ECLI:NL:CRVB:2019:3587
Centrale Raad van Beroep
- Hoger beroep
- Rechtspraak.nl
Opschorting van bijstand na niet verschijnen op gesprek en juistheid van telefoonnotitie
In deze zaak gaat het om een hoger beroep tegen de uitspraak van de rechtbank Rotterdam, waarbij de rechtbank het beroep van appellante ongegrond heeft verklaard. Appellante ontving vanaf 12 januari 2016 bijstand op grond van de Participatiewet (PW). In het kader van een rechtmatigheidsonderzoek heeft het college appellante uitgenodigd voor een gesprek op 20 november 2017, maar appellante is niet verschenen. Het college heeft daarop de bijstand van appellante per die datum opgeschort en later ingetrokken. Appellante heeft bezwaar gemaakt tegen deze besluiten, maar het college heeft deze ongegrond verklaard.
In hoger beroep heeft appellante aangevoerd dat haar van het niet verschijnen geen verwijt kan worden gemaakt, omdat zij telefonisch contact had gehad met een medewerker van het college om de afspraak te verzetten. De Raad heeft echter geoordeeld dat appellante wel degelijk een verwijt te maken valt, omdat zij niet heeft geprobeerd om voor de kinderen een oplossing te vinden en geen contact heeft opgenomen met het college na het telefoongesprek. De telefoonnotitie van de medewerker werd als juist beschouwd, en er waren geen aanknopingspunten om aan te nemen dat de verslaglegging niet correct was.

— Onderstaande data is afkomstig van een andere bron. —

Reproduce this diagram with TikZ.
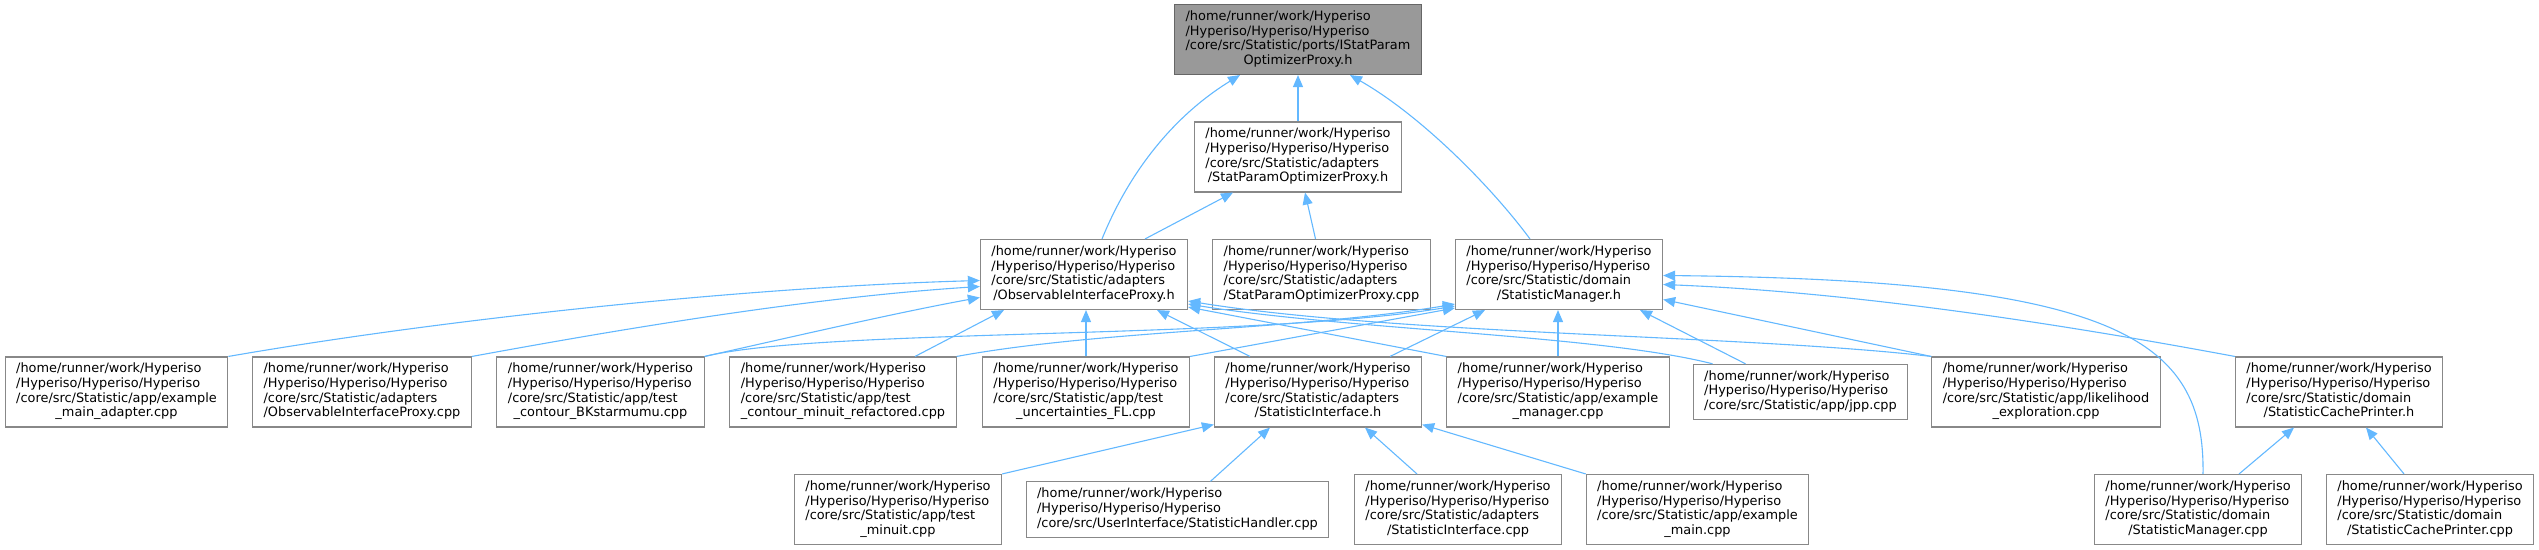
\documentclass[tikz,border=0pt]{standalone}
\usepackage{fontspec}
\setmainfont{DejaVu Sans}
\usepackage{xcolor}
\usetikzlibrary{arrows.meta}
\definecolor{edgeblue}{HTML}{63B8FF}
\definecolor{boxgray}{HTML}{888888}
\definecolor{rootfill}{HTML}{999999}
\definecolor{rootline}{HTML}{666666}

\newcommand{\hpath}[2]{\begin{tabular}{@{}l@{}}/home/runner/work/Hyperiso\\/Hyperiso/Hyperiso/Hyperiso\\#1\\\multicolumn{1}{@{}c@{}}{#2}\end{tabular}}
\newcommand{\hpathshort}[1]{\begin{tabular}{@{}l@{}}/home/runner/work/Hyperiso\\/Hyperiso/Hyperiso/Hyperiso\\#1\end{tabular}}

\begin{document}
\begin{tikzpicture}[x=1pt, y=-1pt,
    filebox/.style={draw=boxgray, fill=white, line width=1.1pt, inner xsep=11pt, inner ysep=5.6pt,
      font=\fontsize{12.9pt}{14.7pt}\selectfont},
    rootbox/.style={filebox, draw=rootline, fill=rootfill},
    incl/.style={draw=edgeblue, line width=1.1pt, -{Triangle[length=12pt,width=10pt]}}]
      \useasboundingbox (0,0) rectangle (2539,549);

      % rank 0 and 1
      \node[rootbox] (top) at (1298,39.5) {\hpath{/core/src/Statistic/ports/IStatParam}{OptimizerProxy.h}};
      \node[filebox] (spoph) at (1298,157) {\hpath{/core/src/Statistic/adapters}{/StatParamOptimizerProxy.h}};

      % rank 2
      \node[filebox] (oiph) at (1084,274.5) {\hpath{/core/src/Statistic/adapters}{/ObservableInterfaceProxy.h}};
      \node[filebox] (spopc) at (1321.5,274.5) {\hpath{/core/src/Statistic/adapters}{/StatParamOptimizerProxy.cpp}};
      \node[filebox] (smh) at (1559,274.5) {\hpath{/core/src/Statistic/domain}{/StatisticManager.h}};

      % rank 3
      \node[filebox] (ema) at (116.5,392) {\hpath{/core/src/Statistic/app/example}{\_main\_adapter.cpp}};
      \node[filebox] (oipc) at (362,392) {\hpath{/core/src/Statistic/adapters}{/ObservableInterfaceProxy.cpp}};
      \node[filebox] (tcb) at (600.5,392) {\hpath{/core/src/Statistic/app/test}{\_contour\_BKstarmumu.cpp}};
      \node[filebox] (tcmr) at (843,392) {\hpath{/core/src/Statistic/app/test}{\_contour\_minuit\_refactored.cpp}};
      \node[filebox] (tuf) at (1086,392) {\hpath{/core/src/Statistic/app/test}{\_uncertainties\_FL.cpp}};
      \node[filebox] (sih) at (1318,392) {\hpath{/core/src/Statistic/adapters}{/StatisticInterface.h}};
      \node[filebox] (emg) at (1558,392) {\hpath{/core/src/Statistic/app/example}{\_manager.cpp}};
      \node[filebox] (jpp) at (1800.5,392) {\hpathshort{/core/src/Statistic/app/jpp.cpp}};
      \node[filebox] (lex) at (2046,392) {\hpath{/core/src/Statistic/app/likelihood}{\_exploration.cpp}};
      \node[filebox] (scph) at (2339,392) {\hpath{/core/src/Statistic/domain}{/StatisticCachePrinter.h}};

      % rank 4
      \node[filebox] (tmin) at (898,509.5) {\hpath{/core/src/Statistic/app/test}{\_minuit.cpp}};
      \node[filebox] (shc) at (1177.5,509.5) {\hpathshort{/core/src/UserInterface/StatisticHandler.cpp}};
      \node[filebox] (sic) at (1458,509.5) {\hpath{/core/src/Statistic/adapters}{/StatisticInterface.cpp}};
      \node[filebox] (emn) at (1697.5,509.5) {\hpath{/core/src/Statistic/app/example}{\_main.cpp}};
      \node[filebox] (smc) at (2198,509.5) {\hpath{/core/src/Statistic/domain}{/StatisticManager.cpp}};
      \node[filebox] (scpc) at (2430,509.5) {\hpath{/core/src/Statistic/domain}{/StatisticCachePrinter.cpp}};

      % includes of the port
      \draw[incl] (spoph.north) -- (top.south);
      \draw[incl] ([xshift=18pt]oiph.north) .. controls (1130,170) and (1175,115) .. ([xshift=-58pt]top.south);
      \draw[incl] ([xshift=-29pt]smh.north) .. controls (1490,185) and (1420,115) .. ([xshift=52pt]top.south);
      \draw[incl] ([xshift=61pt]oiph.north) -- ([xshift=-65pt]spoph.south);
      \draw[incl] ([xshift=-6pt]spopc.north) -- ([xshift=7pt]spoph.south);

      % includes of ObservableInterfaceProxy.h
      \draw[incl] (ema.north east) .. controls (450,318) and (750,287) .. ([yshift=-6pt]oiph.west);
      \draw[incl] (oipc.north east) .. controls (600,333) and (800,298) .. ([yshift=-12pt]oiph.west);
      \draw[incl] (tcb.north east) .. controls (800,335) and (900,312) .. ([yshift=-23pt]oiph.west);
      \draw[incl] ([xshift=72pt]tcmr.north) -- ([xshift=-80pt]oiph.south);
      \draw[incl] (tuf.north) -- (tuf.north |- oiph.south);
      \draw[incl] ([xshift=-68pt]sih.north) -- ([xshift=73pt]oiph.south);
      \draw[incl] (emg.north west) -- ([yshift=3pt]oiph.south east);
      \draw[incl] ([xshift=-88pt]jpp.north) .. controls (1600,335) and (1350,330) .. ([yshift=6pt]oiph.south east);
      \draw[incl] (lex.north west) .. controls (1750,335) and (1400,335) .. ([yshift=9pt]oiph.south east);

      % includes of StatisticManager.h
      \draw[incl] (tcb.north east) .. controls (820,328) and (1250,340) .. ([yshift=4pt]smh.south west);
      \draw[incl] (tcmr.north east) .. controls (1100,330) and (1300,330) .. ([yshift=6pt]smh.south west);
      \draw[incl] (tuf.north east) -- ([yshift=2pt]smh.south west);
      \draw[incl] ([xshift=72pt]sih.north) -- ([xshift=-74pt]smh.south);
      \draw[incl] (emg.north) -- (emg.north |- smh.south);
      \draw[incl] ([xshift=-55pt]jpp.north) -- ([xshift=81pt]smh.south);
      \draw[incl] (lex.north west) -- ([yshift=-25pt]smh.east);
      \draw[incl] (scph.north west) .. controls (2050,322) and (1850,292) .. ([yshift=-10pt]smh.east);
      \draw[incl] ([xshift=5pt]smc.north) .. controls (2205,340) and (2120,280) .. ([yshift=-1pt]smh.east);

      % includes of StatisticInterface.h
      \draw[incl] (tmin.north east) -- ([yshift=3pt]sih.south west);
      \draw[incl] ([xshift=33pt]shc.north) -- ([xshift=-48pt]sih.south);
      \draw[incl] ([xshift=-41pt]sic.north) -- ([xshift=47pt]sih.south);
      \draw[incl] (emn.north west) -- ([yshift=3pt]sih.south east);

      % includes of StatisticCachePrinter.h
      \draw[incl] ([xshift=41pt]smc.north) -- ([xshift=-45pt]scph.south);
      \draw[incl] ([xshift=-26pt]scpc.north) -- ([xshift=27pt]scph.south);

\end{tikzpicture}
\end{document}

De Centrale Raad van Beroep heeft de aangevallen uitspraak bevestigd en geoordeeld dat het hoger beroep niet slaagt. Er is geen aanleiding voor een proceskostenveroordeling. De uitspraak is gedaan door P.W. van Straalen, in tegenwoordigheid van V.Y. van Almelo als griffier, en is openbaar uitgesproken op 12 november 2019.